→ MATERIAL FOR THIS EXERCISE:
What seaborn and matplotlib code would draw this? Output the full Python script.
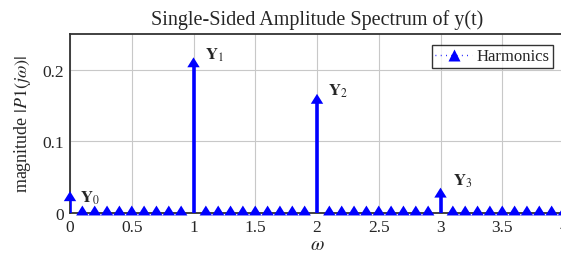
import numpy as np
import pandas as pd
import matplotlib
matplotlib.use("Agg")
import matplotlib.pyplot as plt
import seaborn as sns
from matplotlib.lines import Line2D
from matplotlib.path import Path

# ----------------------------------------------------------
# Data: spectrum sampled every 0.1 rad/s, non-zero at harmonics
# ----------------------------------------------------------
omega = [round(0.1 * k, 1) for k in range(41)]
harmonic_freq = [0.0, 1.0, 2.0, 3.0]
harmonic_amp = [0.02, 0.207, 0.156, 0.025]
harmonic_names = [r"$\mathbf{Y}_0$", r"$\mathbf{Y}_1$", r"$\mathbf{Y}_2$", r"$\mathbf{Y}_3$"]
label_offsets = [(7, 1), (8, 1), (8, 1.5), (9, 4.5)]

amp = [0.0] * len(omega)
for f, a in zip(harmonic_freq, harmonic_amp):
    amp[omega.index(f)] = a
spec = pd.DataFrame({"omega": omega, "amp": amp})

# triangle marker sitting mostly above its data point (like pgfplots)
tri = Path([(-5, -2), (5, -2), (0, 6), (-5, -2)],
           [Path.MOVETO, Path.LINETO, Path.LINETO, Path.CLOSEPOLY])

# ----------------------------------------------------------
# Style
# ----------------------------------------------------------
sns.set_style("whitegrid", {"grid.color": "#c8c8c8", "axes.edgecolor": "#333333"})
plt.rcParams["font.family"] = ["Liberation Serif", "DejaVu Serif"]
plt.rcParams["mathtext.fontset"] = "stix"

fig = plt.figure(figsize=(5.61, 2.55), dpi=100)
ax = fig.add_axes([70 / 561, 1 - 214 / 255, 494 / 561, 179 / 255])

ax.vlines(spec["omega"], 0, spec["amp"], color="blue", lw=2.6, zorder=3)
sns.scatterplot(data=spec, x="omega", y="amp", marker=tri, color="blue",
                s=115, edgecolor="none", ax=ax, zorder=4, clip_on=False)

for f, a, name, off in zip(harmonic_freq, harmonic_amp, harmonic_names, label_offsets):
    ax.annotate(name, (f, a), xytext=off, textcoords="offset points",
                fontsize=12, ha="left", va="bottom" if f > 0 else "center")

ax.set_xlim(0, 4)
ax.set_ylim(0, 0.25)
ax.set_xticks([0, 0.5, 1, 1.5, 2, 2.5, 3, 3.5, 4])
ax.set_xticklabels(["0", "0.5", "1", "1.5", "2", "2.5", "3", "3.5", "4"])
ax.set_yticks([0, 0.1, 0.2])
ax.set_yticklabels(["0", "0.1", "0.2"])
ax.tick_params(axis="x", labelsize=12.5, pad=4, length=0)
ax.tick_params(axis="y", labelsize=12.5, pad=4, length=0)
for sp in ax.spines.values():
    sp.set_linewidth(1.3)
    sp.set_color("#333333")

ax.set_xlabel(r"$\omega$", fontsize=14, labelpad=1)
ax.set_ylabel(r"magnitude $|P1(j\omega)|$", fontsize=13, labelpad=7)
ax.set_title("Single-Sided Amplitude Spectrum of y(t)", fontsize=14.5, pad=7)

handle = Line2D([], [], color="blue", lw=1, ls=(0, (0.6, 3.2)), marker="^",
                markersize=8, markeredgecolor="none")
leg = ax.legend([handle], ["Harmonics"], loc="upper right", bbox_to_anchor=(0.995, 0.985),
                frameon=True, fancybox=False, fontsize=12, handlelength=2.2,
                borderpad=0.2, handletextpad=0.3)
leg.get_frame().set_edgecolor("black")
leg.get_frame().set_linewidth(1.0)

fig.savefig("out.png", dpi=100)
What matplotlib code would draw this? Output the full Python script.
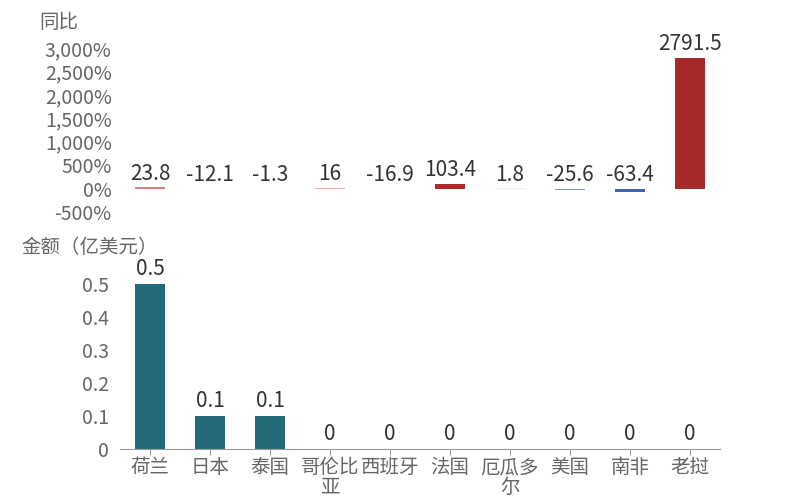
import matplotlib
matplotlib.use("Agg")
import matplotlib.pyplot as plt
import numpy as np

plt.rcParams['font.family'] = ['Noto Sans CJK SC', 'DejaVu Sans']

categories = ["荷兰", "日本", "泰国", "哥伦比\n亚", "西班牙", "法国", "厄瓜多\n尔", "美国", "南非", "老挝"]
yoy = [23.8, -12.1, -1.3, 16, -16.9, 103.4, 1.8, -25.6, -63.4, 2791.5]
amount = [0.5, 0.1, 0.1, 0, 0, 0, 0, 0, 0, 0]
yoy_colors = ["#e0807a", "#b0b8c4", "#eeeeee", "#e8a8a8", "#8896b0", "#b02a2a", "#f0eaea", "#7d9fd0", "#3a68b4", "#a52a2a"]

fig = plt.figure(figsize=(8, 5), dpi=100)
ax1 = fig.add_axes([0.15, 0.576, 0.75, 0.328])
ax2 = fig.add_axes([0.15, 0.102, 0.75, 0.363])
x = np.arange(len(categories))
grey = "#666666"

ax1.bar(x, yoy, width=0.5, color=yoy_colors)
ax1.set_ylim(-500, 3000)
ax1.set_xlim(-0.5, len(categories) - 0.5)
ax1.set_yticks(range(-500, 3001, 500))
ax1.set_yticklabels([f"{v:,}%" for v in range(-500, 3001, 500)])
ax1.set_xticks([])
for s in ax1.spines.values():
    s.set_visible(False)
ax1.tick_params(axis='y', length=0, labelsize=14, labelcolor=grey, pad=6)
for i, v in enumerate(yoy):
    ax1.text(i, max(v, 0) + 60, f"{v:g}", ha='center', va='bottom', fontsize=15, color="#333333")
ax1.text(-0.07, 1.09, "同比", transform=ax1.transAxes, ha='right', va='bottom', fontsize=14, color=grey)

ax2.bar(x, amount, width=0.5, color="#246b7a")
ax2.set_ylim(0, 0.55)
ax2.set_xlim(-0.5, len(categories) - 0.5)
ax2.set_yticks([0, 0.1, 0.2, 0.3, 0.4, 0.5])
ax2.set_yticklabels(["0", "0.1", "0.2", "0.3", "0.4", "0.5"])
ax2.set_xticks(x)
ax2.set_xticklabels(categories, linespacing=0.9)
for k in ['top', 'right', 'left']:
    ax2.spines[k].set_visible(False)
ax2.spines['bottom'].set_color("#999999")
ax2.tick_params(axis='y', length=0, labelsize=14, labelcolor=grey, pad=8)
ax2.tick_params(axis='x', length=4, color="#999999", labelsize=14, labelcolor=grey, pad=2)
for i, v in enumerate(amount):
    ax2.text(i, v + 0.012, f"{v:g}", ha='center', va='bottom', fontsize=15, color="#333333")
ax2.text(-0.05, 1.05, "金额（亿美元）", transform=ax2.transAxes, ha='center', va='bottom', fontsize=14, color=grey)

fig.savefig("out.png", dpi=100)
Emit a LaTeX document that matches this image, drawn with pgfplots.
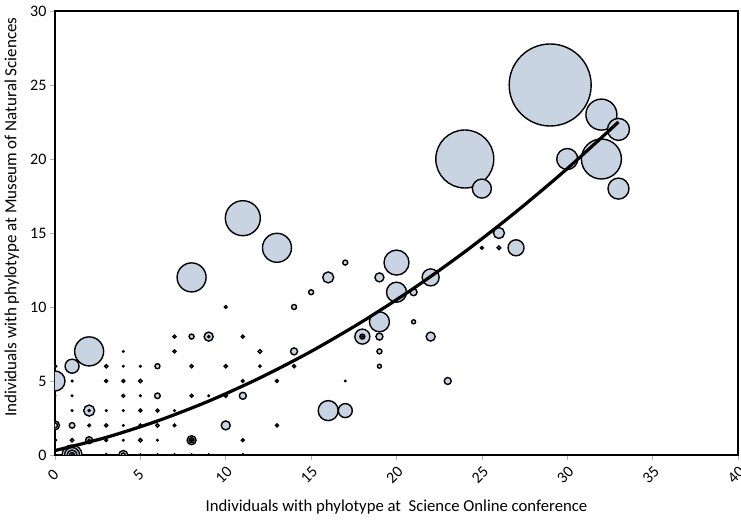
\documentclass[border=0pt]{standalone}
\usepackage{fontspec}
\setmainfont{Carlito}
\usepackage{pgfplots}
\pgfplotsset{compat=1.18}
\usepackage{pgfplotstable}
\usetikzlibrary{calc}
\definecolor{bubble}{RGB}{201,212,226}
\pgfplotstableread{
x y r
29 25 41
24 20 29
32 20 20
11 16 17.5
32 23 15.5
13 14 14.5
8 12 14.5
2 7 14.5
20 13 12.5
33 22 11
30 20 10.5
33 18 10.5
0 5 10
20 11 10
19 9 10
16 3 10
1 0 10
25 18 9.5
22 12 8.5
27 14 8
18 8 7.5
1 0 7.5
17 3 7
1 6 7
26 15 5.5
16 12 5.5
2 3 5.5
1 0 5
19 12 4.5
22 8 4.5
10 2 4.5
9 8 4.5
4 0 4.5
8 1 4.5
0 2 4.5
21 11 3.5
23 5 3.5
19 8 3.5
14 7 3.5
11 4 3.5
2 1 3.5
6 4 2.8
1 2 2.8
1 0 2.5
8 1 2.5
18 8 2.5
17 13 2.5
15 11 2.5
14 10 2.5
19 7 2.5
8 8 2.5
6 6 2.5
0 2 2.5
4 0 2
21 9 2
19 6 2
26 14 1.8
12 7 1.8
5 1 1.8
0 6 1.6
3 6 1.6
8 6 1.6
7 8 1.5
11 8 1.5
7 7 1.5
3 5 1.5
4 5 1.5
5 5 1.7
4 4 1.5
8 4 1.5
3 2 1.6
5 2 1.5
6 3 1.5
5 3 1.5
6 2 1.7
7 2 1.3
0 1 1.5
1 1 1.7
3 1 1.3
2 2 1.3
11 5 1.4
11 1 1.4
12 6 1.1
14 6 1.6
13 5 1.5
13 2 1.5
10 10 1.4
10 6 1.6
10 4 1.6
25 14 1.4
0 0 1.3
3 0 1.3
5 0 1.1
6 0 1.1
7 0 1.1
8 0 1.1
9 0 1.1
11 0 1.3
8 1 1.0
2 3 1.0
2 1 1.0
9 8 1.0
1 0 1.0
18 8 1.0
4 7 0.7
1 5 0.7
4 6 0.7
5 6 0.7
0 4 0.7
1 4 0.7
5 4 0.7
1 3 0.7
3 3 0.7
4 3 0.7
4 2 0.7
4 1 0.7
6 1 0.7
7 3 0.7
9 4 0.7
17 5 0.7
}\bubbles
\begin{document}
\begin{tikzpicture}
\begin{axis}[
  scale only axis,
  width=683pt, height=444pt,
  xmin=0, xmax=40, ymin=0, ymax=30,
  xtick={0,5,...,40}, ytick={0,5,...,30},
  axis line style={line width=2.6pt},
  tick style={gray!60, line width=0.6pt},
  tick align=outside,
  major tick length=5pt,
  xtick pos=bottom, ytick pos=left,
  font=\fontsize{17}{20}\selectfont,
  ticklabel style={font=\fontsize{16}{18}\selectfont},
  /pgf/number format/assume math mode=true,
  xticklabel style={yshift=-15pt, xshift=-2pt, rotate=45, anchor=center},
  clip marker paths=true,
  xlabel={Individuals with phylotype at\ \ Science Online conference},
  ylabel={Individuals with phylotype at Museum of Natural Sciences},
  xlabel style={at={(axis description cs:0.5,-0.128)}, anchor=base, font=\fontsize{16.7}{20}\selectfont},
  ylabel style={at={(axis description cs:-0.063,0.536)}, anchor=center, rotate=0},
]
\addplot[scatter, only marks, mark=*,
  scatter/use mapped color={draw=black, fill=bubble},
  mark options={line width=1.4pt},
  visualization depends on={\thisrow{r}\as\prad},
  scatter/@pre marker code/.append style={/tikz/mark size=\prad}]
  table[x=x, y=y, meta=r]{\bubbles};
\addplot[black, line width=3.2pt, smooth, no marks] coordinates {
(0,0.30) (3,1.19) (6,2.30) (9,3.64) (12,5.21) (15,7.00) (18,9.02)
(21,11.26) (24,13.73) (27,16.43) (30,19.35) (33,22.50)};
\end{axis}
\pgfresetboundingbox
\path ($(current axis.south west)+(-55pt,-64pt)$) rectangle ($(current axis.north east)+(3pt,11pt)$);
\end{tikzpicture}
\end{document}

→ TASK TO CARRY OUT: Provide only the number of lines in the entries that hold the word "What".

→ EXPECTED ANSWER: 2